AWS Pricing Calculator (designed config) + Migration Evaluator (data-driven from on-prem inventory).

Why: Pricing Calculator gives "what-if" pricing. Migration Evaluator ingests vSphere/Hyper-V data to project actual savings.

Decommission self-hosted SFTP servers; vendor partners need to keep using SFTP.

AWS Transfer Family (SFTP/FTPS/FTP) backed by S3 or EFS.

Why: Managed protocol service. IAM-mapped users; VPC-only endpoints. Avoids running EC2 SSH daemons.

Lift-and-shift Windows file shares with AD integration.

Amazon FSx for Windows File Server. AD-joined; SMB; DataSync for online sync from on-prem; Snowball for bulk.

Why: FSx for Windows is the AD-native landing zone. EFS is Linux-only; S3 lacks SMB semantics.

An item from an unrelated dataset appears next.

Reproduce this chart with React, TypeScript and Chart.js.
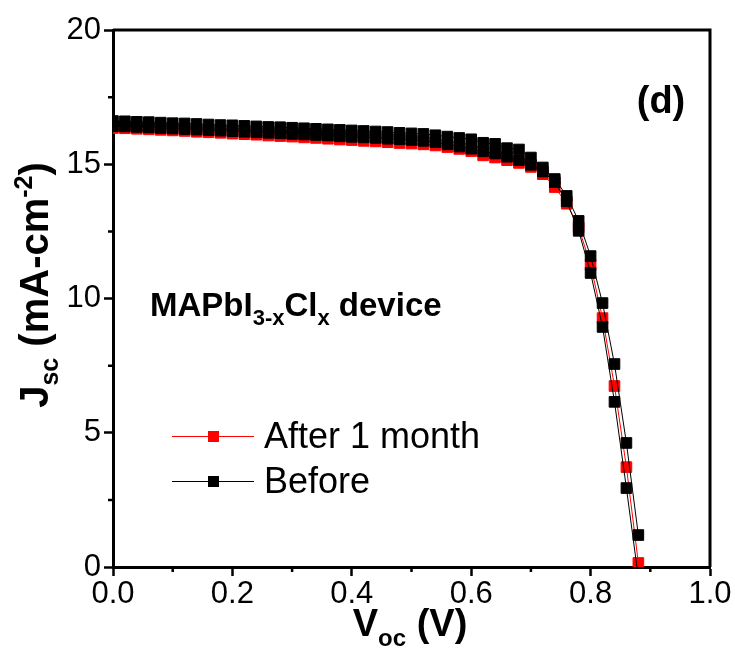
import React, { useEffect, useRef } from 'react';
import { Chart, registerables } from 'chart.js';

Chart.register(...registerables);

// ---- Data ----
const voltage = [
  0.0, 0.02, 0.04, 0.06, 0.08, 0.1, 0.12, 0.14, 0.16, 0.18,
  0.2, 0.22, 0.24, 0.26, 0.28, 0.3, 0.32, 0.34, 0.36, 0.38,
  0.4, 0.42, 0.44, 0.46, 0.48, 0.5, 0.52, 0.54, 0.56, 0.58,
  0.6, 0.62, 0.64, 0.66, 0.68, 0.7, 0.72, 0.74, 0.76, 0.78,
  0.8, 0.82, 0.84, 0.86, 0.88,
];

// "Before" – first scan (upper squares)
const beforeScanA = [
  16.61, 16.6, 16.58, 16.57, 16.55, 16.53, 16.52, 16.5, 16.48, 16.46,
  16.45, 16.43, 16.41, 16.39, 16.38, 16.36, 16.34, 16.32, 16.3, 16.28,
  16.26, 16.24, 16.22, 16.2, 16.17, 16.15, 16.13, 16.08, 16.03, 15.98,
  15.93, 15.8, 15.76, 15.6, 15.55, 15.25, 14.88, 14.45, 13.82, 12.89,
  11.58, 9.83, 7.56, 4.62, 1.19,
];

// "Before" – second scan (lower squares)
const beforeScanB = [
  16.42, 16.41, 16.39, 16.37, 16.35, 16.33, 16.31, 16.29, 16.27, 16.25,
  16.23, 16.21, 16.19, 16.17, 16.15, 16.13, 16.11, 16.09, 16.07, 16.04,
  16.02, 16.0, 15.98, 15.95, 15.93, 15.9, 15.87, 15.82, 15.74, 15.66,
  15.58, 15.48, 15.4, 15.28, 15.15, 14.98, 14.73, 14.33, 13.62, 12.52,
  10.95, 8.94, 6.15, 2.94, -0.4,
];

// "After 1 month"
const afterOneMonth = [
  16.35, 16.34, 16.32, 16.3, 16.28, 16.26, 16.24, 16.21, 16.19, 16.17,
  16.14, 16.12, 16.1, 16.07, 16.05, 16.03, 16.0, 15.98, 15.95, 15.92,
  15.9, 15.87, 15.85, 15.82, 15.79, 15.77, 15.74, 15.7, 15.64, 15.57,
  15.49, 15.33, 15.25, 15.15, 15.05, 14.9, 14.63, 14.15, 13.53, 12.65,
  11.25, 9.27, 6.74, 3.72, 0.15,
];

const xMajorTicks = [0, 0.2, 0.4, 0.6, 0.8, 1.0];
const xMinorTicks = [0.1, 0.3, 0.5, 0.7, 0.9];
const yMajorTicks = [0, 5, 10, 15, 20];
const yMinorTicks = [2.5, 7.5, 12.5, 17.5];

const seriesLabels = ['After 1 month', 'Before'];

const FONT = '"Liberation Sans", Arial, Helvetica, sans-serif';

type Part = { t: string; size: number; bold?: boolean; dy?: number };

function drawRich(
  ctx: CanvasRenderingContext2D,
  parts: Part[],
  x: number,
  y: number,
  align: 'left' | 'center'
) {
  let total = 0;
  const widths = parts.map((p) => {
    ctx.font = `${p.bold ? 'bold ' : ''}${p.size}px ${FONT}`;
    const w = ctx.measureText(p.t).width;
    total += w;
    return w;
  });
  let cx = align === 'center' ? x - total / 2 : x;
  ctx.textAlign = 'left';
  ctx.textBaseline = 'alphabetic';
  parts.forEach((p, i) => {
    ctx.font = `${p.bold ? 'bold ' : ''}${p.size}px ${FONT}`;
    ctx.fillText(p.t, cx, y + (p.dy || 0));
    cx += widths[i];
  });
}

const decorPlugin = {
  id: 'decor',
  afterDraw(chart: any) {
    const { ctx, chartArea, scales } = chart;
    const xs = scales.x;
    const ys = scales.y;
    ctx.save();
    ctx.strokeStyle = '#000';
    ctx.fillStyle = '#000';

    // top & right frame
    ctx.lineWidth = 3;
    ctx.beginPath();
    ctx.moveTo(chartArea.left, chartArea.top);
    ctx.lineTo(chartArea.right, chartArea.top);
    ctx.lineTo(chartArea.right, chartArea.bottom);
    ctx.stroke();

    // minor ticks
    ctx.lineWidth = 2.5;
    ctx.beginPath();
    xMinorTicks.forEach((v) => {
      const px = xs.getPixelForValue(v);
      ctx.moveTo(px, chartArea.bottom);
      ctx.lineTo(px, chartArea.bottom + 5);
    });
    yMinorTicks.forEach((v) => {
      const py = ys.getPixelForValue(v);
      ctx.moveTo(chartArea.left, py);
      ctx.lineTo(chartArea.left - 5, py);
    });
    ctx.stroke();

    // legend
    const legendItems = [
      { label: seriesLabels[0], color: '#ff0000', y: 436 },
      { label: seriesLabels[1], color: '#000000', y: 481 },
    ];
    legendItems.forEach((it) => {
      ctx.strokeStyle = it.color;
      ctx.fillStyle = it.color;
      ctx.lineWidth = 1;
      ctx.beginPath();
      ctx.moveTo(172, it.y + 0.5);
      ctx.lineTo(254, it.y + 0.5);
      ctx.stroke();
      ctx.fillRect(208, it.y - 5, 11, 11);
      ctx.fillStyle = '#000';
      ctx.font = `36px ${FONT}`;
      ctx.textAlign = 'left';
      ctx.textBaseline = 'middle';
      ctx.fillText(it.label, 264, it.y + 2);
    });

    // annotation
    ctx.fillStyle = '#000';
    drawRich(
      ctx,
      [
        { t: 'MAPbI', size: 33, bold: true },
        { t: '3-x', size: 22, bold: true, dy: 9 },
        { t: 'Cl', size: 33, bold: true },
        { t: 'x', size: 22, bold: true, dy: 9 },
        { t: ' device', size: 33, bold: true },
      ],
      150,
      316,
      'left'
    );

    // panel label
    drawRich(ctx, [{ t: '(d)', size: 38, bold: true }], 661, 113, 'center');

    // x title
    drawRich(
      ctx,
      [
        { t: 'V', size: 38, bold: true },
        { t: 'oc', size: 24, bold: true, dy: 10 },
        { t: ' (V)', size: 38, bold: true },
      ],
      410,
      636,
      'center'
    );

    // y title
    ctx.save();
    ctx.translate(48, 285);
    ctx.rotate(-Math.PI / 2);
    drawRich(
      ctx,
      [
        { t: 'J', size: 40, bold: true },
        { t: 'sc', size: 25, bold: true, dy: 10 },
        { t: ' (mA-cm', size: 40, bold: true },
        { t: '-2', size: 25, bold: true, dy: -16 },
        { t: ')', size: 40, bold: true },
      ],
      0,
      0,
      'center'
    );
    ctx.restore();

    ctx.restore();
  },
};

function toPoints(ys: number[]) {
  return voltage.map((v, i) => ({ x: v, y: ys[i] }));
}

export default function App() {
  const canvasRef = useRef<HTMLCanvasElement | null>(null);

  useEffect(() => {
    document.body.style.margin = '0';
    const canvas = canvasRef.current;
    if (!canvas) return;
    const commonPoint = {
      pointStyle: 'rect',
      pointRadius: 7.5,
      pointHoverRadius: 7.5,
      pointBorderWidth: 1,
      borderWidth: 1,
      tension: 0,
    };
    const chart = new Chart(canvas, {
      type: 'line',
      data: {
        datasets: [
          {
            label: seriesLabels[1],
            data: toPoints(beforeScanA),
            borderColor: '#000000',
            backgroundColor: '#000000',
            pointBackgroundColor: '#000000',
            pointBorderColor: '#000000',
            ...commonPoint,
          },
          {
            label: seriesLabels[1] + ' (scan 2)',
            data: toPoints(beforeScanB),
            borderColor: '#000000',
            backgroundColor: '#000000',
            pointBackgroundColor: '#000000',
            pointBorderColor: '#000000',
            ...commonPoint,
          },
          {
            label: seriesLabels[0],
            data: toPoints(afterOneMonth),
            borderColor: '#ff0000',
            backgroundColor: '#ff0000',
            pointBackgroundColor: '#ff0000',
            pointBorderColor: '#ff0000',
            ...commonPoint,
          },
        ] as any,
      },
      options: {
        animation: false,
        responsive: false,
        maintainAspectRatio: false,
        events: [],
        layout: { padding: { left: 0, right: 25, top: 30, bottom: 0 } },
        plugins: {
          legend: { display: false },
          tooltip: { enabled: false },
        },
        scales: {
          x: {
            type: 'linear',
            min: 0,
            max: 1,
            afterBuildTicks: (scale: any) => {
              scale.ticks = xMajorTicks.map((v) => ({ value: v }));
            },
            afterFit: (scale: any) => {
              scale.height = 89;
            },
            ticks: {
              color: '#000',
              font: { family: FONT, size: 31 },
              padding: 0,
              maxRotation: 0,
              autoSkip: false,
              callback: (v: any) => Number(v).toFixed(1),
            },
            grid: {
              drawOnChartArea: false,
              drawTicks: true,
              tickLength: 9,
              tickWidth: 2.5,
              color: '#000',
            },
            border: { display: true, color: '#000', width: 3 },
          },
          y: {
            type: 'linear',
            min: 0,
            max: 20,
            afterBuildTicks: (scale: any) => {
              scale.ticks = yMajorTicks.map((v) => ({ value: v }));
            },
            afterFit: (scale: any) => {
              scale.width = 113;
            },
            ticks: {
              color: '#000',
              font: { family: FONT, size: 31 },
              padding: 3,
              autoSkip: false,
              callback: (v: any) => String(v),
            },
            grid: {
              drawOnChartArea: false,
              drawTicks: true,
              tickLength: 9,
              tickWidth: 2.5,
              color: '#000',
            },
            border: { display: true, color: '#000', width: 3 },
          },
        },
      } as any,
      plugins: [decorPlugin],
    });
    return () => chart.destroy();
  }, []);

  return (
    <div style={{ position: 'fixed', left: 0, top: 0, width: 735, height: 656, background: '#fff' }}>
      <canvas ref={canvasRef} width={735} height={656} style={{ width: 735, height: 656, display: 'block' }} />
    </div>
  );
}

Migrate NetApp ONTAP workloads keeping all NetApp features (snapshots, FlexClone).

Amazon FSx for NetApp ONTAP. Native ONTAP APIs; multi-protocol NFS+SMB; SnapMirror replication from on-prem.

Why: Other FSx flavors don't expose ONTAP-specific features. Lift-and-shift NetApp without re-architecting backups/replication.

DNS-based cutover risks DNS-cache stragglers.

Cutover behind CloudFront / ALB / Global Accelerator. Switch backend without changing public DNS.

Why: Caches respect TTL but clients/firewalls cache aggressively. Stable public address insulates from DNS stragglers.

Gradual traffic migration from on-prem to AWS for risk control.

Route 53 weighted routing. Start 1% → AWS, ramp gradually. Health checks for automatic failback.

Why: Weighted routing enables canary-style migration at the DNS layer. ARC adds explicit gates for higher-stakes cuts.

Track Windows / Oracle / SQL Server BYOL licenses across migrated workloads.

AWS License Manager. Define rules; enforce on launch; share via RAM across the org.

Why: BYOL non-compliance is expensive. License Manager prevents accidental over-deployment.

After migration, dev/test RDS instances are over-provisioned overnight.

Migrate dev/test to Aurora Serverless v2 with low min ACU. Auto-scale down when idle.

Why: Saves nightly idle cost without instance scheduler complexity.

Run Kubernetes on-prem with same tools as EKS during migration.

EKS Anywhere on on-prem hardware. Same Kubernetes versions + ECR + AWS Outposts integration.

Why: Consistent control plane reduces operator skill drift. Migration to EKS later is a workload move, not a tooling rewrite.